Nella cucina del Sol Levante esiste un piatto che ricorda in qualche modo le nostre zuppe calde: stiamo parlando del Ramen. Si tratta di un brodo di carne – di pollo oppure di maiale – o di pesce, dei noodles di frumento (i tipici tagliolini versione nipponica) e diversi ingredienti tra i quali possiamo trovare uova sode, alghe, pezzi di carne o di pesce bolliti e verdure di vario genere. Inoltre il sapore del Ramen può essere reso ancora più appetitoso attraverso l’uso di spezie come lo zenzero, il saké, la salsa di soia, il miso. Solitamente questo piatto viene servito in ciotole di ceramica con decorazioni caratteristiche, un coperchio per mantenere il calore della zuppa ed un cucchiaio, anch’esso di ceramica. Originariamente, il Ramen sarebbe nato in Cina ma successivamente è entrato a pieno titolo tra i piatti nazionali giapponesi al punto che nel 1994 a Yokohama è stato aperto anche un Museo del Ramen.

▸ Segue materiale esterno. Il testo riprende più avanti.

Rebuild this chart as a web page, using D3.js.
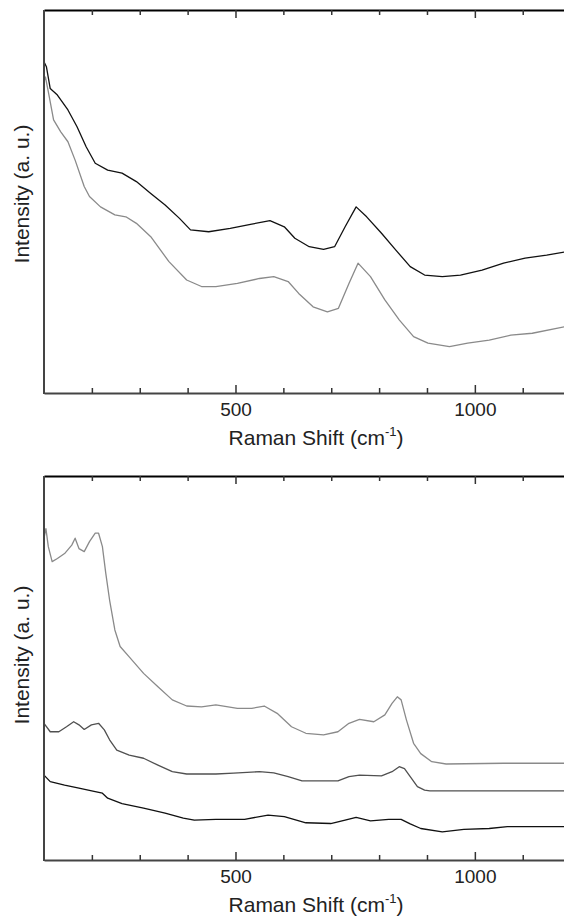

Gli ingredienti principali alla base del Ramen

I due elementi imprescindibili di questa zuppa sono le tagliatelle e il brodo. Le tagliatelle sono fatte con la farina di frumento, il sale ed uno specifico tipo di acqua alcalina chiamata kansui che conferisce il colore giallognolo e la consistenza soda a questo tipo di pasta; in alcuni casi, al posto di questo genere di acqua, vengono usate le uova. La forma dei noodles non deve rispettare canoni categorici, infatti possono essere più o meno lunghe, sottili o spesse, dritte o ondulate. Anche per quanto riguarda il brodo, le possibilità sono molteplici: può essere di carne e quindi a base di pollo, manzo o maiale, oppure di pesce come tonno, alghe o sardine; per aggiungere un ulteriore tocco di sapore, il brodo può essere aromatizzato attraverso l’uso di funghi, cipolle, cavoli, carote, germogli, semi di bambù, aglio, miso, zenzero, semi di sesamo, curry e così via a seconda dei propri gusti e della fantasia di chi prepara il piatto.

Le varianti della zuppa giapponese

Come detto, gli ingredienti da poter usare e mescolare tra loro sono davvero tanti e di conseguenza lo sono anche i tipi di Ramen da poter servire, ma vediamo quali siano i più diffusi. Il Ramen Tonkotsu è un brodo di ossa e carne di maiale cotte per tanto tempo, con tagliatelle lunghe e sottili condite con olio nero, aglio e semi di sesamo saltati in padella. Il Ramen Shio è più chiaro grazie alla base di carne di pollo mischiato al pesce, anche qui le tagliatelle sono lunghe e dritte condite con alghe, salsa di soia e prugne sott’aceto. Il Ramen Miso può essere fatto sia con il pesce che con il pollo, le tagliatelle sono spesse e arricciate e hanno un sapore tendenzialmente dolce grazie alla guarnizione di burro, porro, fagioli e cavoli. Il Ramen Shoyu appare scuro perché è fatto con manzo e salsa di soia, le tagliatelle arricciate sono condite con alghe, germogli di bambù, fagioli, uova sode e spezie piccanti conferendogli un sapore piuttosto intenso e deciso.